**STATED TASK:**
Locate each line of the material that contains "this", then return it.

**Source code of charts:**

.....

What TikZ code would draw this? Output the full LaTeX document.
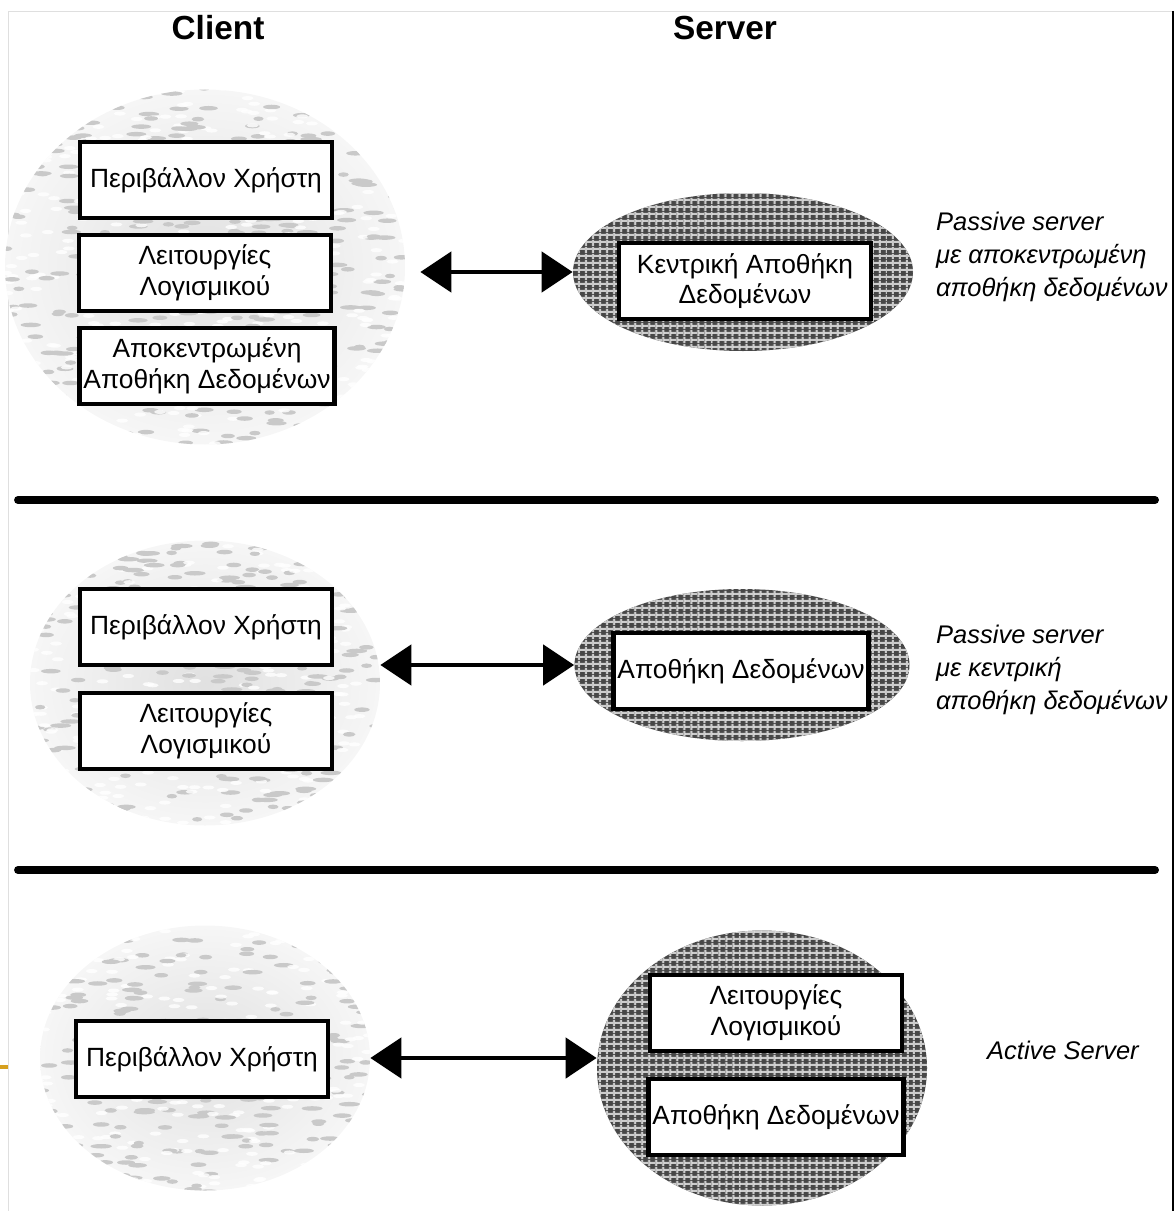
\documentclass[tikz,border=0pt]{standalone}
\usepackage{fontspec}
\setmainfont{Liberation Sans}
\usetikzlibrary{arrows.meta,shapes.geometric,patterns.meta}

\begin{document}
\begin{tikzpicture}[
    box/.style={draw,line width=2.8pt,fill=white,minimum width=5.04cm,minimum height=1.52cm,
                inner sep=2pt,align=center,font=\fontsize{15}{17.5}\selectfont},
    cloud/.style={ellipse,inner sep=0pt,shading=radial,inner color=gray!24,outer color=gray!7,
                  path picture={\foreach \k in {1,...,380}
                    {\fill[gray!42,rotate=25*rand] (path picture bounding box.center)
                       ++({4*rand},{3.6*rand}) ellipse [x radius={0.1+0.12*rnd}, y radius=0.045];
                     \fill[white,opacity=.8] (path picture bounding box.center)
                       ++({4*rand},{3.6*rand}) ellipse [x radius=0.12, y radius=0.04];}}},
    hub/.style={ellipse,inner sep=0pt,fill=black!72,
                postaction={pattern={Lines[angle=0,distance=4pt,line width=1.3pt]},pattern color=gray!40},
                postaction={pattern={Lines[angle=90,distance=4pt,line width=1.3pt]},pattern color=gray!40}},
    link/.style={line width=2.8pt,{Triangle[length=0.62cm,width=0.8cm]}-{Triangle[length=0.62cm,width=0.8cm]}},
    note/.style={anchor=west,align=left,font=\fontsize{14.5}{18.8}\selectfont\itshape},
    head/.style={font=\fontsize{19}{23}\selectfont\bfseries},
    rule/.style={line width=4.5pt,line cap=round}
  ]
  \pgfmathsetseed{7}
  \useasboundingbox (0,0) rectangle (23.5,-24.22);
  \draw[gray!25] (0.16,-24.22) -- (0.16,-0.22) -- (23.46,-0.22);
  \draw[line width=1.4pt] (23.46,-0.22) -- (23.46,-24.22);
  \draw[line width=2.2pt,color={rgb,255:red,214;green,160;blue,30}] (0,-21.34) -- (0.16,-21.34);

  \node[head] (client) at (4.36,-0.56) {Client};
  \node[head] (server) at (14.5,-0.56) {Server};

  \node[cloud,minimum width=8cm,minimum height=7.1cm] (c1) at (4.1,-5.34) {};
  \node[hub,minimum width=6.8cm,minimum height=3.16cm] (s1) at (14.86,-5.44) {};
  \node[box] (ui1) at (4.12,-3.6) {Περιβάλλον Χρήστη};
  \node[box] (sw1) at (4.1,-5.46) {Λειτουργίες\\Λογισμικού};
  \node[box] (db1) at (4.14,-7.32) {Αποκεντρωμένη\\Αποθήκη Δεδομένων};
  \node[box] (cdb1) at (14.9,-5.62) {Κεντρική Αποθήκη\\Δεδομένων};
  \draw[link] (s1.west -| c1.east) ++(0.3,0) coordinate (l1) (l1) -- (s1.west);
  \node[note] (n1) at (18.6,-5.14) {Passive server\\με αποκεντρωμένη\\αποθήκη δεδομένων};

  \draw[rule] (0.36,-10) -- (23.1,-10);

  \node[cloud,minimum width=7cm,minimum height=5.7cm] (c2) at (4.1,-13.66) {};
  \node[hub,minimum width=6.7cm,minimum height=3.04cm] (s2) at (14.84,-13.3) {};
  \node[box] (ui2) at (4.12,-12.54) {Περιβάλλον Χρήστη};
  \node[box] (sw2) at (4.12,-14.62) {Λειτουργίες\\Λογισμικού};
  \node[box,minimum width=4.96cm] (db2) at (14.82,-13.42) {Αποθήκη Δεδομένων};
  \draw[link] (s2.west -| c2.east) -- (s2.west);
  \node[note] (n2) at (18.6,-13.4) {Passive server\\με κεντρική\\αποθήκη δεδομένων};

  \draw[rule] (0.36,-17.4) -- (23.1,-17.4);

  \node[cloud,minimum width=6.6cm,minimum height=5.3cm] (c3) at (4.1,-21.16) {};
  \node[hub,minimum width=6.6cm,minimum height=5.5cm] (s3) at (15.24,-21.36) {};
  \node[box] (ui3) at (4.04,-21.18) {Περιβάλλον Χρήστη};
  \node[box] (sw3) at (15.52,-20.26) {Λειτουργίες\\Λογισμικού};
  \node[box] (db3) at (15.52,-22.34) {Αποθήκη Δεδομένων};
  \draw[link] (c3.east) -- (c3.east -| s3.west);
  \node[note] (n3) at (19.62,-21.0) {Active Server};
\end{tikzpicture}
\end{document}
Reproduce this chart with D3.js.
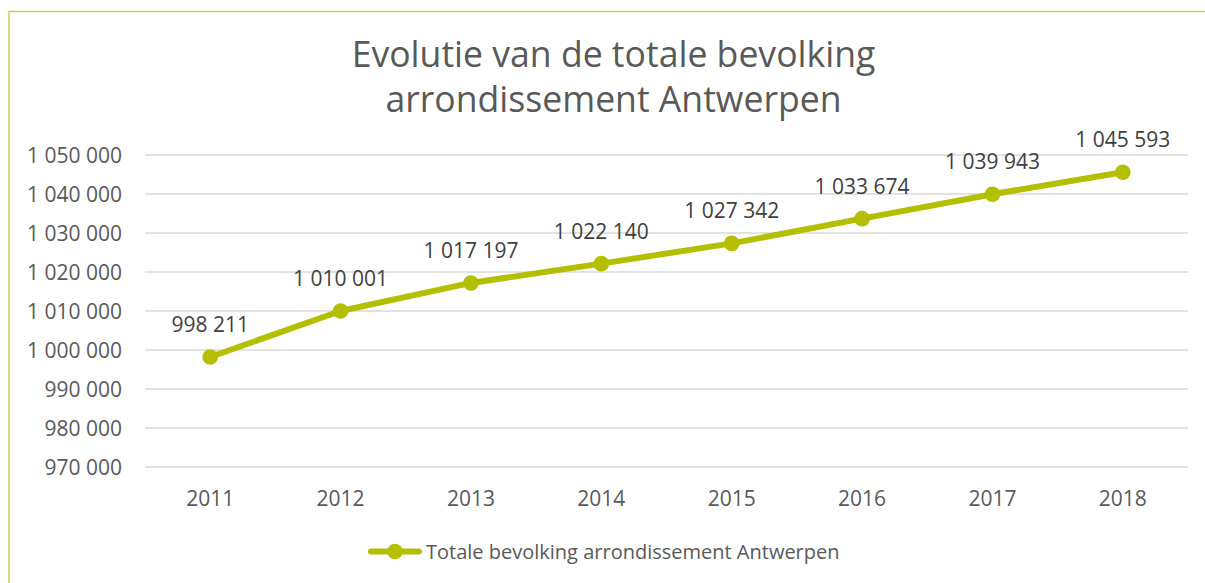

.....

**EXERCISE RESPONSE:**
What TikZ code would draw this? Output the full LaTeX document.
Reproduce this chart with D3.js.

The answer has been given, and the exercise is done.